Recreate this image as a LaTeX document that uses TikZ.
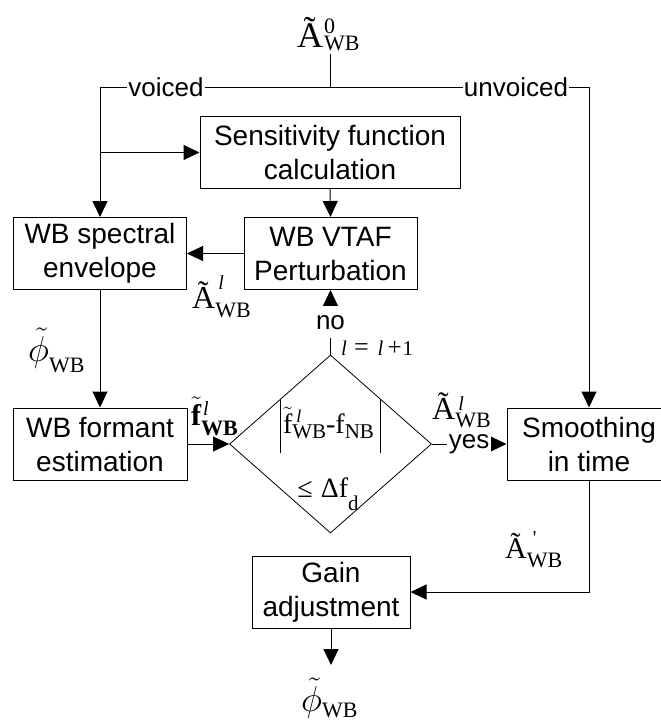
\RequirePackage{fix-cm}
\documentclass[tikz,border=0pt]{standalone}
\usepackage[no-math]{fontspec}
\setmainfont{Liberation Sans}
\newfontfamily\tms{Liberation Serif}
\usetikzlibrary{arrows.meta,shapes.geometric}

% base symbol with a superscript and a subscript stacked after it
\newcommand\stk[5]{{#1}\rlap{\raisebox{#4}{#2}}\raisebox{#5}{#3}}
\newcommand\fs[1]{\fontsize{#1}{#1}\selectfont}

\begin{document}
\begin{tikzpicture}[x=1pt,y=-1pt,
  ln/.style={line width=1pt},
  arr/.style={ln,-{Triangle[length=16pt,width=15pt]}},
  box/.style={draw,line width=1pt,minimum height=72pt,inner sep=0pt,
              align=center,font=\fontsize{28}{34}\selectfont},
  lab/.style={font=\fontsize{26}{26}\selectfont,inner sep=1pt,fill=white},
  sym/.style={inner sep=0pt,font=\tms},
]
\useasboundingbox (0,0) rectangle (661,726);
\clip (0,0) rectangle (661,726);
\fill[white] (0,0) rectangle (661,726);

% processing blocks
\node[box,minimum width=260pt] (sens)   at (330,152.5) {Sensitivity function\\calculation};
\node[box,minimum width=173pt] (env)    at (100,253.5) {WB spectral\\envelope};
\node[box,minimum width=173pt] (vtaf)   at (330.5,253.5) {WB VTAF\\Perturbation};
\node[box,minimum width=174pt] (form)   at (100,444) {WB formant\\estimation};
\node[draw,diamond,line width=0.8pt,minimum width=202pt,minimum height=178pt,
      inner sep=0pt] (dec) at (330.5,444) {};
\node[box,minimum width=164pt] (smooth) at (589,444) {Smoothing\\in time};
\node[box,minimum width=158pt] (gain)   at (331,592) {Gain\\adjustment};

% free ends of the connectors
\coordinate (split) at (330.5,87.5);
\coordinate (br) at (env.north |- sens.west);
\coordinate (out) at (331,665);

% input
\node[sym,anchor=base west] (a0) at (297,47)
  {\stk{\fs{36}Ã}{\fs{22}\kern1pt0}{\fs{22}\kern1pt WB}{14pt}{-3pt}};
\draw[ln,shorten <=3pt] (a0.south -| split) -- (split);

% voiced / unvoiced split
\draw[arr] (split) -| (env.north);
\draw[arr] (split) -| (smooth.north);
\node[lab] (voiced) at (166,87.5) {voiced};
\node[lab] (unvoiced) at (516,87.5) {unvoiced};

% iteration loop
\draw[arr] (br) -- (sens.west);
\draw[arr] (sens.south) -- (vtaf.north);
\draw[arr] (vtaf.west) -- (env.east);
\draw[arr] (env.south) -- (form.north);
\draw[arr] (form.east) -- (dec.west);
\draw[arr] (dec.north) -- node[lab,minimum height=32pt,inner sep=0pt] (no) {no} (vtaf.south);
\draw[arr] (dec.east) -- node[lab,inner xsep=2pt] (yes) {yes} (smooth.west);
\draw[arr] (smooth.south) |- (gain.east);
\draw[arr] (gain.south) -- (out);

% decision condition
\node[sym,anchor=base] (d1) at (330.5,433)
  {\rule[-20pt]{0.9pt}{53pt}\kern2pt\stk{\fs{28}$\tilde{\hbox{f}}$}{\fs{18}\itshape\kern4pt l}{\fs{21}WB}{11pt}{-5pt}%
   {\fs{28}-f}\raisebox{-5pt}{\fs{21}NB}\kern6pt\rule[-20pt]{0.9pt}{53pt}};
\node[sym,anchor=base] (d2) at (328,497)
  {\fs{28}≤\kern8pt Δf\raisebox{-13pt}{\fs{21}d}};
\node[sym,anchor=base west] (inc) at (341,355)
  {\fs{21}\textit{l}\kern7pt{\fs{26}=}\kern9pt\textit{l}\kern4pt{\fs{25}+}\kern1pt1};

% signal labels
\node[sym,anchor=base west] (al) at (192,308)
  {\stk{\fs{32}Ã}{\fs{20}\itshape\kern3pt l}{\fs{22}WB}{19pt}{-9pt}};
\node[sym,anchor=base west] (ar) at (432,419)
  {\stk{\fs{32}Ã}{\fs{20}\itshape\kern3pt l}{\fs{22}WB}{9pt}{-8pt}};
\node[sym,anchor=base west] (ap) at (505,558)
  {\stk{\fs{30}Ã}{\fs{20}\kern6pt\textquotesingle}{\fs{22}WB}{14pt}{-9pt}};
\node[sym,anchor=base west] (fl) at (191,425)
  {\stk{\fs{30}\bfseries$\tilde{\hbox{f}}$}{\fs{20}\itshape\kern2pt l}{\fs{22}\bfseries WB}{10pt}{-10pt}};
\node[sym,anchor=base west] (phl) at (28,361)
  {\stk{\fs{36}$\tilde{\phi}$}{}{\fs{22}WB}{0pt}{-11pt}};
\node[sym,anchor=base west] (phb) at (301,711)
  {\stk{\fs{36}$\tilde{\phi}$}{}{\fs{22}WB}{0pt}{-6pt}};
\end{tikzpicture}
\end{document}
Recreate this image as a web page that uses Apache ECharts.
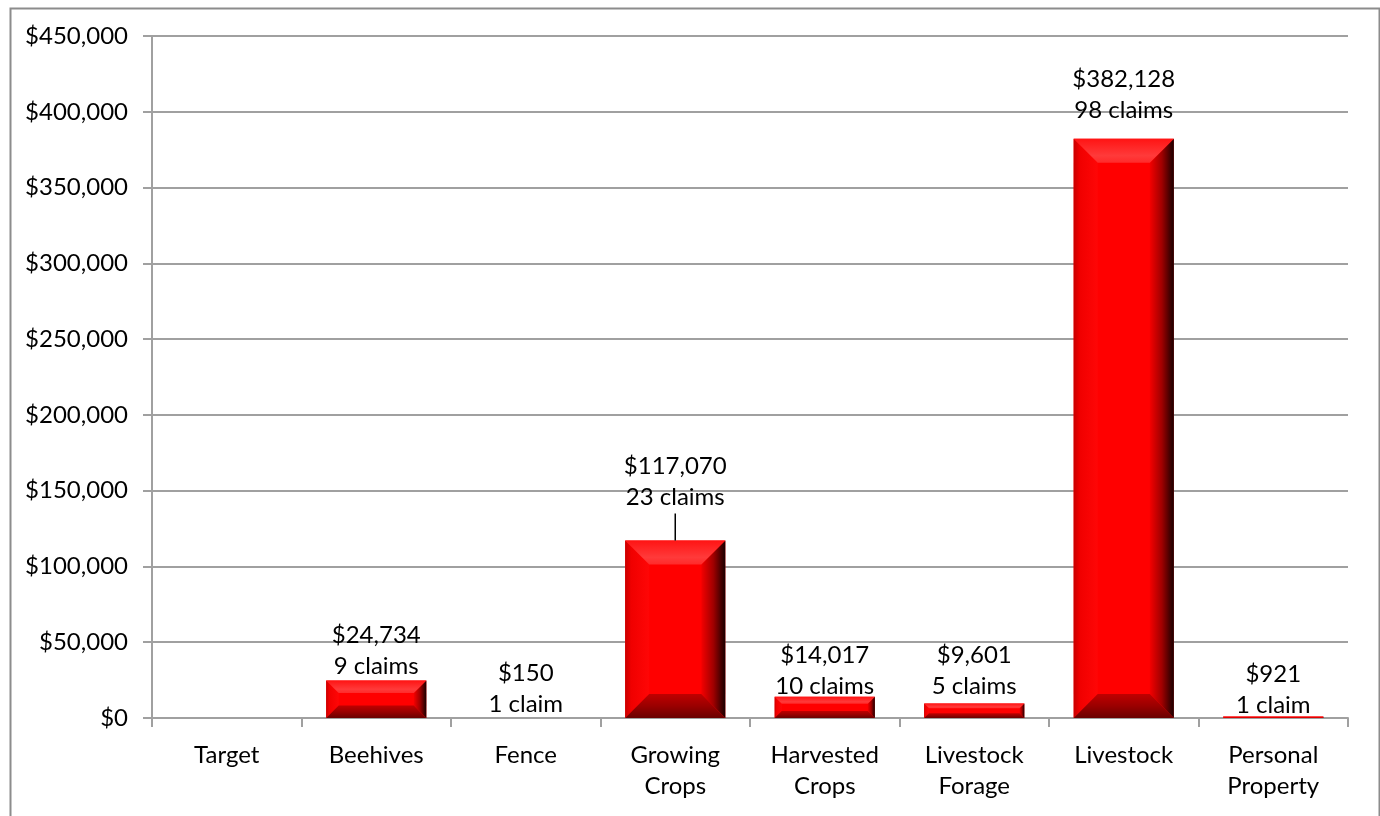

■ Your instructions ■
Repeat the material above in full and exactly, omitting the pictures.

■ The reply ■
Recreate this image as a LaTeX document that uses TikZ.
\RequirePackage{fix-cm}
\documentclass[tikz,border=0pt]{standalone}
\usepackage[no-math]{fontspec}
\setmainfont{Liberation Sans}
\newfontfamily\tms{Liberation Serif}
\usetikzlibrary{arrows.meta,shapes.geometric}

% base symbol with a superscript and a subscript stacked after it
\newcommand\stk[5]{{#1}\rlap{\raisebox{#4}{#2}}\raisebox{#5}{#3}}
\newcommand\fs[1]{\fontsize{#1}{#1}\selectfont}

\begin{document}
\begin{tikzpicture}[x=1pt,y=-1pt,
  ln/.style={line width=1pt},
  arr/.style={ln,-{Triangle[length=16pt,width=15pt]}},
  box/.style={draw,line width=1pt,minimum height=72pt,inner sep=0pt,
              align=center,font=\fontsize{28}{34}\selectfont},
  lab/.style={font=\fontsize{26}{26}\selectfont,inner sep=1pt,fill=white},
  sym/.style={inner sep=0pt,font=\tms},
]
\useasboundingbox (0,0) rectangle (661,726);
\clip (0,0) rectangle (661,726);
\fill[white] (0,0) rectangle (661,726);

% processing blocks
\node[box,minimum width=260pt] (sens)   at (330,152.5) {Sensitivity function\\calculation};
\node[box,minimum width=173pt] (env)    at (100,253.5) {WB spectral\\envelope};
\node[box,minimum width=173pt] (vtaf)   at (330.5,253.5) {WB VTAF\\Perturbation};
\node[box,minimum width=174pt] (form)   at (100,444) {WB formant\\estimation};
\node[draw,diamond,line width=0.8pt,minimum width=202pt,minimum height=178pt,
      inner sep=0pt] (dec) at (330.5,444) {};
\node[box,minimum width=164pt] (smooth) at (589,444) {Smoothing\\in time};
\node[box,minimum width=158pt] (gain)   at (331,592) {Gain\\adjustment};

% free ends of the connectors
\coordinate (split) at (330.5,87.5);
\coordinate (br) at (env.north |- sens.west);
\coordinate (out) at (331,665);

% input
\node[sym,anchor=base west] (a0) at (297,47)
  {\stk{\fs{36}Ã}{\fs{22}\kern1pt0}{\fs{22}\kern1pt WB}{14pt}{-3pt}};
\draw[ln,shorten <=3pt] (a0.south -| split) -- (split);

% voiced / unvoiced split
\draw[arr] (split) -| (env.north);
\draw[arr] (split) -| (smooth.north);
\node[lab] (voiced) at (166,87.5) {voiced};
\node[lab] (unvoiced) at (516,87.5) {unvoiced};

% iteration loop
\draw[arr] (br) -- (sens.west);
\draw[arr] (sens.south) -- (vtaf.north);
\draw[arr] (vtaf.west) -- (env.east);
\draw[arr] (env.south) -- (form.north);
\draw[arr] (form.east) -- (dec.west);
\draw[arr] (dec.north) -- node[lab,minimum height=32pt,inner sep=0pt] (no) {no} (vtaf.south);
\draw[arr] (dec.east) -- node[lab,inner xsep=2pt] (yes) {yes} (smooth.west);
\draw[arr] (smooth.south) |- (gain.east);
\draw[arr] (gain.south) -- (out);

% decision condition
\node[sym,anchor=base] (d1) at (330.5,433)
  {\rule[-20pt]{0.9pt}{53pt}\kern2pt\stk{\fs{28}$\tilde{\hbox{f}}$}{\fs{18}\itshape\kern4pt l}{\fs{21}WB}{11pt}{-5pt}%
   {\fs{28}-f}\raisebox{-5pt}{\fs{21}NB}\kern6pt\rule[-20pt]{0.9pt}{53pt}};
\node[sym,anchor=base] (d2) at (328,497)
  {\fs{28}≤\kern8pt Δf\raisebox{-13pt}{\fs{21}d}};
\node[sym,anchor=base west] (inc) at (341,355)
  {\fs{21}\textit{l}\kern7pt{\fs{26}=}\kern9pt\textit{l}\kern4pt{\fs{25}+}\kern1pt1};

% signal labels
\node[sym,anchor=base west] (al) at (192,308)
  {\stk{\fs{32}Ã}{\fs{20}\itshape\kern3pt l}{\fs{22}WB}{19pt}{-9pt}};
\node[sym,anchor=base west] (ar) at (432,419)
  {\stk{\fs{32}Ã}{\fs{20}\itshape\kern3pt l}{\fs{22}WB}{9pt}{-8pt}};
\node[sym,anchor=base west] (ap) at (505,558)
  {\stk{\fs{30}Ã}{\fs{20}\kern6pt\textquotesingle}{\fs{22}WB}{14pt}{-9pt}};
\node[sym,anchor=base west] (fl) at (191,425)
  {\stk{\fs{30}\bfseries$\tilde{\hbox{f}}$}{\fs{20}\itshape\kern2pt l}{\fs{22}\bfseries WB}{10pt}{-10pt}};
\node[sym,anchor=base west] (phl) at (28,361)
  {\stk{\fs{36}$\tilde{\phi}$}{}{\fs{22}WB}{0pt}{-11pt}};
\node[sym,anchor=base west] (phb) at (301,711)
  {\stk{\fs{36}$\tilde{\phi}$}{}{\fs{22}WB}{0pt}{-6pt}};
\end{tikzpicture}
\end{document}
Recreate this image as a web page that uses Apache ECharts.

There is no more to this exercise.